Supplied material |

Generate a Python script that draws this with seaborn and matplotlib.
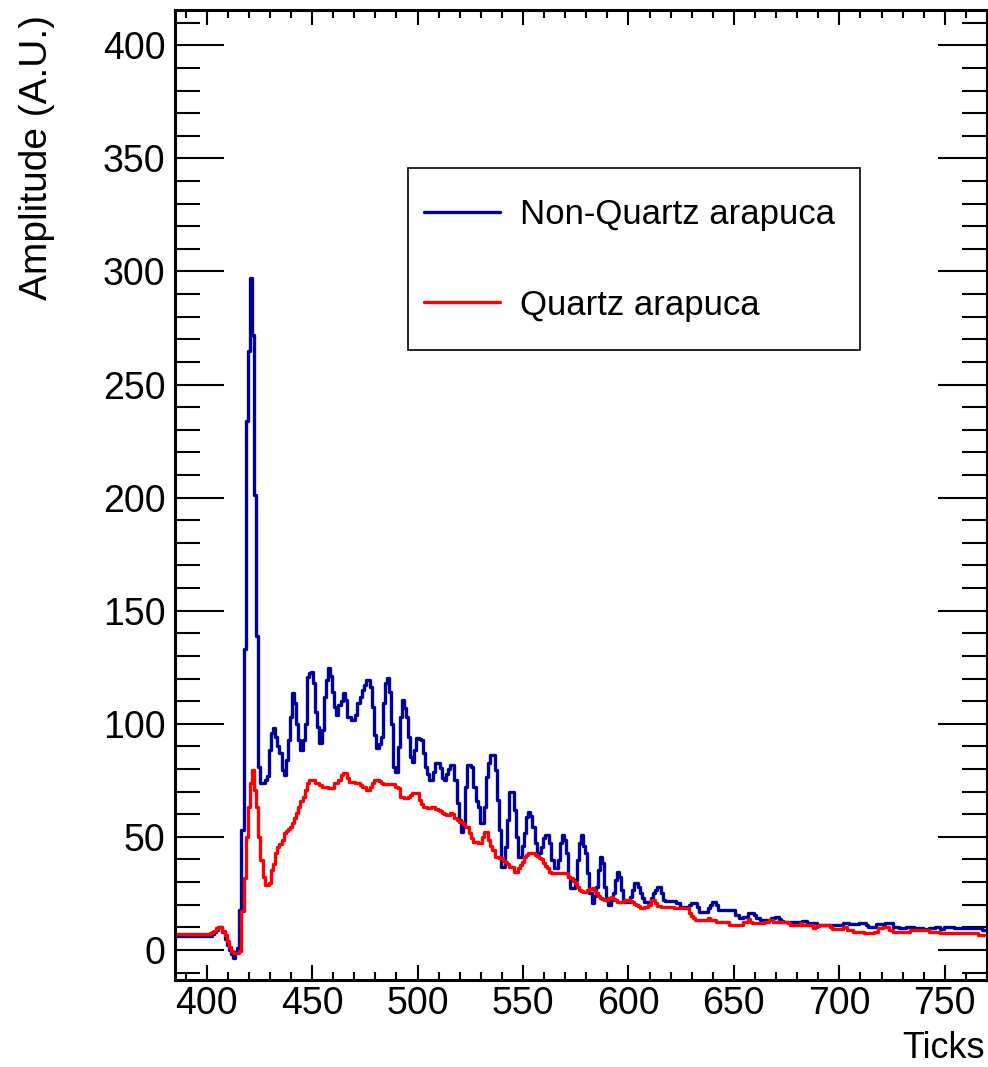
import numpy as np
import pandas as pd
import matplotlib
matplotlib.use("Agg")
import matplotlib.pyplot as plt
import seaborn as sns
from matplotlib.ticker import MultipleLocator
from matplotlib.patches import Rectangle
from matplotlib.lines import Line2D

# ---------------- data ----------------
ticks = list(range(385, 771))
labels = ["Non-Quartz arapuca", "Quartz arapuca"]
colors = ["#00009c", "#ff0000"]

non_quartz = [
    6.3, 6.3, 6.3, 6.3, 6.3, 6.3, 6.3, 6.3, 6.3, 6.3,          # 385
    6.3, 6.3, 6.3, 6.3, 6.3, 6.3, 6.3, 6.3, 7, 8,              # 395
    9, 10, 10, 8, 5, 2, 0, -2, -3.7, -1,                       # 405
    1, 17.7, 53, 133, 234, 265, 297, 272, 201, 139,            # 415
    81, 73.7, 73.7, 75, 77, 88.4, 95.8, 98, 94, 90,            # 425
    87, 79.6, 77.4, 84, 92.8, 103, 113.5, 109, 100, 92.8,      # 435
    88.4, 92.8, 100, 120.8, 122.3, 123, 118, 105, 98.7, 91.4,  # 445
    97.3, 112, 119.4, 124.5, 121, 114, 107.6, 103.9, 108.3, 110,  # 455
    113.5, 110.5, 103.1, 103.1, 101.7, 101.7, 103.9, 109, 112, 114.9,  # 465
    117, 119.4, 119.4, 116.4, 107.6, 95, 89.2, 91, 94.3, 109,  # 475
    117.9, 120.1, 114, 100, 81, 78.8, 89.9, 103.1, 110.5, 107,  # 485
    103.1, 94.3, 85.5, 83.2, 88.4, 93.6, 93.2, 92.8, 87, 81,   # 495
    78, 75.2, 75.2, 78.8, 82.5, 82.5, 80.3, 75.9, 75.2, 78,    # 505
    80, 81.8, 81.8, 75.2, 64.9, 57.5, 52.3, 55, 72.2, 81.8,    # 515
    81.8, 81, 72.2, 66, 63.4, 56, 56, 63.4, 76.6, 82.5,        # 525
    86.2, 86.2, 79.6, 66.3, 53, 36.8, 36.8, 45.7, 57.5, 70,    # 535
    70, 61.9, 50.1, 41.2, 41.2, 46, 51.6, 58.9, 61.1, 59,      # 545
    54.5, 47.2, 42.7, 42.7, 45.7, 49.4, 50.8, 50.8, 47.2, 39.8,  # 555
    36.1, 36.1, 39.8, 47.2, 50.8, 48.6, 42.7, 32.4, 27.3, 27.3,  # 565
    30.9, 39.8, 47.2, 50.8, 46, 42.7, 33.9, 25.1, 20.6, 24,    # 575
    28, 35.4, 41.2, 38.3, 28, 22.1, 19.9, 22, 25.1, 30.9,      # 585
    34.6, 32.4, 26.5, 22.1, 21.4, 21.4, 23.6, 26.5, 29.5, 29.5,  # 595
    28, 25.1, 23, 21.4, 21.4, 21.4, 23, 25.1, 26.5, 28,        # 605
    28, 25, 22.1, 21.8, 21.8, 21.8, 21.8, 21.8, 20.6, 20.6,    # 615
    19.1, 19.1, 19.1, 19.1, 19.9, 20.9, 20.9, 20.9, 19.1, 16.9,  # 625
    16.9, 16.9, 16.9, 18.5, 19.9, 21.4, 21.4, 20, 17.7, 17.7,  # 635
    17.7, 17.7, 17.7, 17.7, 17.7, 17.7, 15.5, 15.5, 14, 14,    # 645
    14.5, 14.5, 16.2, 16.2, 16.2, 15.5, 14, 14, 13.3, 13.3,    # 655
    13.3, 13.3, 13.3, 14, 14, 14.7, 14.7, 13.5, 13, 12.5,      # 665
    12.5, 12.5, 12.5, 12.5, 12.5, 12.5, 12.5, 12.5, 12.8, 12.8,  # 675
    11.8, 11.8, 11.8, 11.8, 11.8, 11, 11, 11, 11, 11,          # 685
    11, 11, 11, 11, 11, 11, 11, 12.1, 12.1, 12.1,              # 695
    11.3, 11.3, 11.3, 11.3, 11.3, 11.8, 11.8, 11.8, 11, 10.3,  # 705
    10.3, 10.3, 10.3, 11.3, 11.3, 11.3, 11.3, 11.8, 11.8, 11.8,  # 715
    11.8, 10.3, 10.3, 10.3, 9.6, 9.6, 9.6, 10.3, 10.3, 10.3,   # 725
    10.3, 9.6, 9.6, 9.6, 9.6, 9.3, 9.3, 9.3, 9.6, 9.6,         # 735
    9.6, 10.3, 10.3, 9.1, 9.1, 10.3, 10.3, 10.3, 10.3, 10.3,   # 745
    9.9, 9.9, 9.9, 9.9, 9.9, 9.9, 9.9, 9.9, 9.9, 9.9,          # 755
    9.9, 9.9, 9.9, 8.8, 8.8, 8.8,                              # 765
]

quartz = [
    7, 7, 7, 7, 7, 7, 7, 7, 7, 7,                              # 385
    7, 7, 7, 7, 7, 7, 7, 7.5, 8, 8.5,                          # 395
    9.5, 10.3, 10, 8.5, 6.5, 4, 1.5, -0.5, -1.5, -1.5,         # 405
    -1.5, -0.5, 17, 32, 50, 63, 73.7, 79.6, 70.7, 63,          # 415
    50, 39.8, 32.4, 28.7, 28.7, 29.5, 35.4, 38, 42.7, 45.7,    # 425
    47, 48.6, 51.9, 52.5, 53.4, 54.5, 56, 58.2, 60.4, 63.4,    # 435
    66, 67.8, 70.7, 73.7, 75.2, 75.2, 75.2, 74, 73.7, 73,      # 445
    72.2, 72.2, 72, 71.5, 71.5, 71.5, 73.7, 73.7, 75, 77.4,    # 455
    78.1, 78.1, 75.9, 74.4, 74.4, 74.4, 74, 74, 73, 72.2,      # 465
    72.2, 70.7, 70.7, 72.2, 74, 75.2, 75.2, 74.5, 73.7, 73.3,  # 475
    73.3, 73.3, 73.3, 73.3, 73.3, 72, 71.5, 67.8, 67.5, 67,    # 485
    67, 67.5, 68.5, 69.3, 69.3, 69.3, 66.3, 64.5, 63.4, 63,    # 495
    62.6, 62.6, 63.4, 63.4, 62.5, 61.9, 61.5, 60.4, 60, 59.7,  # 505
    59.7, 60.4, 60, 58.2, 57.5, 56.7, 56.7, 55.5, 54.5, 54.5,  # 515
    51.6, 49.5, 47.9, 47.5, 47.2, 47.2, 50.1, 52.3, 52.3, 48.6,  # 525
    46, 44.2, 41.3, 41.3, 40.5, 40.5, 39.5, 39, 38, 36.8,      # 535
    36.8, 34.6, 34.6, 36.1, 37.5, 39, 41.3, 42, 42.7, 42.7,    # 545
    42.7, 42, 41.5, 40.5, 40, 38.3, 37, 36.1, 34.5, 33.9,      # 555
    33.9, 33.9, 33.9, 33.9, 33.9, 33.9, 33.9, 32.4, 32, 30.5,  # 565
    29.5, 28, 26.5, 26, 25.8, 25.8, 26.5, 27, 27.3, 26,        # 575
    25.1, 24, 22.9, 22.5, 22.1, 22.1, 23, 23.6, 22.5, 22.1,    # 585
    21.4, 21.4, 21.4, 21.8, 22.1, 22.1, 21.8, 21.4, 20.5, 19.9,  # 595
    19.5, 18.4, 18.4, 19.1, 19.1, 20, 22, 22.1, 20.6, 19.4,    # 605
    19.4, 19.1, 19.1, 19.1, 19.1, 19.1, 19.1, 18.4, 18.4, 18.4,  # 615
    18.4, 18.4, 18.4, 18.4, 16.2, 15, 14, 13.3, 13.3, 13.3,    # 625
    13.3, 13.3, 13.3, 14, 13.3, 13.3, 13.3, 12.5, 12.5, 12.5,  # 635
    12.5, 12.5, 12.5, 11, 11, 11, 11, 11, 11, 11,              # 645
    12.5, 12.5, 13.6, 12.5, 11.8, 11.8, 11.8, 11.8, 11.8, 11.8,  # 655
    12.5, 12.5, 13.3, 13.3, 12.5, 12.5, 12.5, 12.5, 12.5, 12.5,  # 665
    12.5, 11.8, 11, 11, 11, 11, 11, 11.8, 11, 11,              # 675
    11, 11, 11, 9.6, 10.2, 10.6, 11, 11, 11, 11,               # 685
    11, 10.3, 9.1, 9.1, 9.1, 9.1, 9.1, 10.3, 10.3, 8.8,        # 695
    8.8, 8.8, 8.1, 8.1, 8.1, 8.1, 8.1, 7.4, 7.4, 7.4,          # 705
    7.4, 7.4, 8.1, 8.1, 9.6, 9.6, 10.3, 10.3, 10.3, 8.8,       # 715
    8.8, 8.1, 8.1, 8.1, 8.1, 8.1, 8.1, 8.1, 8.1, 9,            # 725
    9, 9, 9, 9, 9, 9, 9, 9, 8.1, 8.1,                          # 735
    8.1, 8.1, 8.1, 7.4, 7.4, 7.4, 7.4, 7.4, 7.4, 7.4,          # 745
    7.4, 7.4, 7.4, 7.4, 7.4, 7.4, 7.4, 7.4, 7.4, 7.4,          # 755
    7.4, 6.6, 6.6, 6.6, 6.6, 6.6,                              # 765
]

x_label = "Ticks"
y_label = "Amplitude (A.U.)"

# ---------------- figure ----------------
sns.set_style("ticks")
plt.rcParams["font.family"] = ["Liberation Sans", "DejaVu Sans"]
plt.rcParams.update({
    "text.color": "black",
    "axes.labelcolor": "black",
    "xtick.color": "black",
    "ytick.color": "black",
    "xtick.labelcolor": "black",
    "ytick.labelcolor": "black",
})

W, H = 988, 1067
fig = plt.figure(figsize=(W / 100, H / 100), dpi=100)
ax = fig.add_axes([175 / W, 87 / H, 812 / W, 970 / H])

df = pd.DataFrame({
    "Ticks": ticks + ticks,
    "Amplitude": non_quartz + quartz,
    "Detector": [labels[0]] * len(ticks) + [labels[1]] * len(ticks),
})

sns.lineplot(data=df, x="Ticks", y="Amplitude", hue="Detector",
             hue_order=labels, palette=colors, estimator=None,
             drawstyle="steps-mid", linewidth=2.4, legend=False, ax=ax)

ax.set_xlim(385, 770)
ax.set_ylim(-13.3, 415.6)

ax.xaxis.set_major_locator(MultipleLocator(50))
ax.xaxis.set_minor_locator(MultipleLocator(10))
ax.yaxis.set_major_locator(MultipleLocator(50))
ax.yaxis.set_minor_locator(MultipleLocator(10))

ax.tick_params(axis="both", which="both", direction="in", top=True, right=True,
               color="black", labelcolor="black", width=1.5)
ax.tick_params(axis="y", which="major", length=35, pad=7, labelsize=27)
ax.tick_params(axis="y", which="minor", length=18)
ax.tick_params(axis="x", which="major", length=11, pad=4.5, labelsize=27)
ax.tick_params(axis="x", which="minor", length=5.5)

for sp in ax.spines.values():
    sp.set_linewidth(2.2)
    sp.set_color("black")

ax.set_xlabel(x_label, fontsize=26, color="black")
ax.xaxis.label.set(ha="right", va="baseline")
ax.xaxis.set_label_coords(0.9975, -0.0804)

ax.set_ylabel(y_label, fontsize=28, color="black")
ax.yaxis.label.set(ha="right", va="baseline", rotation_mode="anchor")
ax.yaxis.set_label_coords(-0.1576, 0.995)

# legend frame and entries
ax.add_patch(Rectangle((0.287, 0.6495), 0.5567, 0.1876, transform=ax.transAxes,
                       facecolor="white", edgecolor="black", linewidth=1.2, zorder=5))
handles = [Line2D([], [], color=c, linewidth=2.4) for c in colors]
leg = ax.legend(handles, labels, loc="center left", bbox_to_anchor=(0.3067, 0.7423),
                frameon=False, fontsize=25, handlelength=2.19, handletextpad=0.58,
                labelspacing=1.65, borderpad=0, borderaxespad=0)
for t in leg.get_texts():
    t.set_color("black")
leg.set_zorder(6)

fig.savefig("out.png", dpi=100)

What the task asks |
Extract every line containing the string "matplotlib" from the data above.

Output below |
Generate a Python script that draws this with seaborn and matplotlib.
import matplotlib
matplotlib.use("Agg")
import matplotlib.pyplot as plt
from matplotlib.ticker import MultipleLocator
from matplotlib.patches import Rectangle
from matplotlib.lines import Line2D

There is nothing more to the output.